Ketchup was once a fish sauce that was made with anchovies. It was an American who first came up with tomato ketchup.
This is one of many interesting bits of trivia that stood out in Salt: A World History. Others include:
- the Chinese were using natural gas to cook (to heat brine to obtain salt) almost 2,000 years ago.
- the term “red herring” came from the early New England settlers leaving red herring along their trail when they hunted in order to confuse wolves.
- the camel was native to North America, though it became extinct here.
Mark Kurlansky has, obviously, learned a lot about salt and related topics. One gets the sense from reading that he is trying to find a way to impart all of this knowledge. It results in some jumping around, but the book is divided into three sections that are each more or less centered around a theme. The first section focuses on ancient civilizations and methods of obtaining salt. In this section we learn a lot about innovations the Chinese and other peoples made, the way that salt affected governing decisions, and some of the uses for salt (primarily as a preservative).
The second section focuses on medieval and Renaissance history and how nations grew and changed and how salt was part of that. For example, discovering cod in the Atlantic, and salting it to preserve it, allowed the British to feed their Navy. New developments in obtaining salt are also included. In the last section, readers get a brief chemistry lesson on salts in general and their uses (e.g., warfare), and the focus is on more modern history – the about 200 years ago up to the present. Each section includes occasional excepts of recipes, many of which we wouldn’t want to make today, like the Roman sauce garum, which could easily cross the boundary from fermented to rotten.
Kurlansky’s attention to detail is exceptional. He has really done his research, but he’s not showing off. There are bits of dry humor that show up here and there. There were occasions when I felt the writing could be a little more clear, like when he would note that a certain people or nation “claimed” some fact or other (e.g., to have invented one thing or another), but he wouldn’t necessarily confirm or contest that claim, and then I didn’t know how much credibility the claim had.

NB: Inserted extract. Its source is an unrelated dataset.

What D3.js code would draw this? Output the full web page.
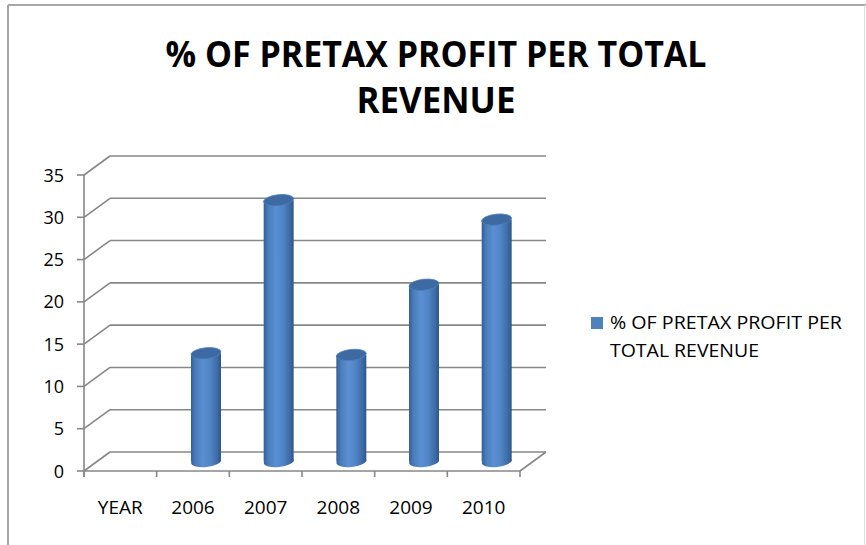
<!DOCTYPE html>
<html>
<head>
<meta charset="utf-8">
<script src="https://cdn.jsdelivr.net/npm/d3@7"></script>
<style>
  body { margin: 0; background: #fff; }
  svg { display: block; font-family: "Open Sans", sans-serif; }
</style>
</head>
<body>
<svg id="chart" width="866" height="545"></svg>
<script>
// chart data
const categories = ["YEAR", "2006", "2007", "2008", "2009", "2010"];
const values = [null, 12.8, 30.9, 12.6, 20.9, 28.6];
const yTicks = [0, 5, 10, 15, 20, 25, 30, 35];
const titleLines = ["% OF PRETAX PROFIT PER TOTAL", "REVENUE"];
const legendLines = ["% OF PRETAX PROFIT PER", "TOTAL REVENUE"];

const svg = d3.select("#chart");

// depth offset of the 3d box
const depth = { dx: 26, dy: -19 };
const gridColor = "#878787";

const x = d3.scaleBand()
    .domain(categories)
    .range([84, 520])
    .padding(0);

const y = d3.scaleLinear()
    .domain([0, 35])
    .range([471, 175]);

// outer chart border (bottom is cut off)
svg.append("line").attr("x1", 8).attr("y1", 5).attr("x2", 866).attr("y2", 5)
    .attr("stroke", "#a6a6a6").attr("stroke-width", 2);
svg.append("line").attr("x1", 8).attr("y1", 5).attr("x2", 8).attr("y2", 545)
    .attr("stroke", "#a6a6a6").attr("stroke-width", 2);
svg.append("line").attr("x1", 864.5).attr("y1", 5).attr("x2", 864.5).attr("y2", 545)
    .attr("stroke", "#dcdcdc").attr("stroke-width", 1);

// title
svg.append("g")
    .selectAll("text")
    .data(titleLines)
    .join("text")
    .attr("x", 436)
    .attr("y", (d, i) => 67 + i * 46)
    .attr("text-anchor", "middle")
    .style("font-size", "35px")
    .style("font-weight", "700")
    .attr("textLength", (d, i) => i === 0 ? 541 : 159)
    .attr("lengthAdjust", "spacingAndGlyphs")
    .attr("fill", "#000")
    .text(d => d);

const x0 = x.range()[0];
const x1 = x.range()[1];

// back wall gridlines
const grid = svg.append("g").attr("stroke", gridColor).attr("stroke-width", 1.6).attr("fill", "none");
grid.selectAll(".back")
    .data(yTicks)
    .join("line")
    .attr("x1", x0 + depth.dx)
    .attr("x2", x1 + depth.dx)
    .attr("y1", d => y(d) + depth.dy)
    .attr("y2", d => y(d) + depth.dy);

// side wall diagonals
grid.selectAll(".side")
    .data(yTicks)
    .join("line")
    .attr("x1", x0)
    .attr("x2", x0 + depth.dx)
    .attr("y1", d => y(d))
    .attr("y2", d => y(d) + depth.dy);

// floor right edge
grid.append("line")
    .attr("x1", x1).attr("y1", y(0))
    .attr("x2", x1 + depth.dx).attr("y2", y(0) + depth.dy);

// axes
const axis = svg.append("g").attr("stroke", gridColor).attr("stroke-width", 1.6);
axis.append("line").attr("x1", x0).attr("x2", x0).attr("y1", y(35)).attr("y2", y(0) + 6);
axis.append("line").attr("x1", x0).attr("x2", x1).attr("y1", y(0)).attr("y2", y(0));
axis.selectAll(".ytick")
    .data(yTicks)
    .join("line")
    .attr("x1", x0 - 7).attr("x2", x0)
    .attr("y1", d => y(d)).attr("y2", d => y(d));
axis.selectAll(".xtick")
    .data(categories.map(c => x(c)).concat([x1]))
    .join("line")
    .attr("x1", d => d).attr("x2", d => d)
    .attr("y1", y(0)).attr("y2", y(0) + 6);

// tick labels
svg.append("g")
    .selectAll("text")
    .data(yTicks)
    .join("text")
    .attr("x", 64)
    .attr("y", d => y(d) + 6.5)
    .attr("text-anchor", "end")
    .style("font-size", "18px")
    .attr("fill", "#000")
    .text(d => d);

svg.append("g")
    .selectAll("text")
    .data(categories)
    .join("text")
    .attr("x", d => x(d) + x.bandwidth() / 2)
    .attr("y", 514)
    .attr("text-anchor", "middle")
    .style("font-size", "19px")
    .attr("fill", "#000")
    .text(d => d);

// cylinder shading
const defs = svg.append("defs");
const grad = defs.append("linearGradient")
    .attr("id", "cyl")
    .attr("x1", "0%").attr("x2", "100%").attr("y1", "0%").attr("y2", "0%");
grad.selectAll("stop")
    .data([
        { o: "0%", c: "#345f95" },
        { o: "15%", c: "#4a7dbb" },
        { o: "40%", c: "#5a90d2" },
        { o: "65%", c: "#4f84c5" },
        { o: "88%", c: "#3d6aa3" },
        { o: "100%", c: "#2f5788" }
    ])
    .join("stop")
    .attr("offset", d => d.o)
    .attr("stop-color", d => d.c);

const rx = 15;
const ry = 5.5;
const tilt = -6;

const bars = svg.append("g")
    .selectAll("g")
    .data(categories.map((c, i) => ({ cat: c, value: values[i] })).filter(d => d.value != null))
    .join("g")
    .attr("transform", d => `translate(${x(d.cat) + x.bandwidth() / 2 + depth.dx / 2},0)`);

const baseY = d => y(0) + depth.dy / 2;
const topY = d => y(d.value) + depth.dy / 2;

// bottom cap
bars.append("ellipse")
    .attr("cx", 0)
    .attr("cy", baseY)
    .attr("rx", rx)
    .attr("ry", ry)
    .attr("transform", d => `rotate(${tilt},0,${baseY(d)})`)
    .attr("fill", "url(#cyl)");

// body
bars.append("rect")
    .attr("x", -rx)
    .attr("y", topY)
    .attr("width", rx * 2)
    .attr("height", d => baseY(d) - topY(d))
    .attr("fill", "url(#cyl)");

// top cap
bars.append("ellipse")
    .attr("cx", 0)
    .attr("cy", topY)
    .attr("rx", rx)
    .attr("ry", ry)
    .attr("transform", d => `rotate(${tilt},0,${topY(d)})`)
    .attr("fill", "#3d6aa2")
    .attr("stroke", "#4f7fb9")
    .attr("stroke-width", 0.8);

// legend
const legend = svg.append("g");
legend.append("rect")
    .attr("x", 591).attr("y", 317)
    .attr("width", 12).attr("height", 12)
    .attr("fill", "#4f81bd");
legend.selectAll("text")
    .data(legendLines)
    .join("text")
    .attr("x", 610)
    .attr("y", (d, i) => 329 + i * 28)
    .style("font-size", "17.5px")
    .attr("textLength", (d, i) => i === 0 ? 232 : 149)
    .attr("lengthAdjust", "spacingAndGlyphs")
    .attr("fill", "#000")
    .text(d => d);
</script>
</body>
</html>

This is an interesting book but not a hugely engaging one. I don’t read nonfiction all that often, so it’s hard to know how much this is due to the topic and how much to the writer. Or maybe it was just me because I do tend to prefer fiction. I still think it’s worth reading, and I highlighted a lot of interesting pieces of information from the book on my Kindle. It just wasn’t a book that I found hard to put down, and I found myself anxious to finish it so I could start another book, but I was also getting too much from it to stop reading.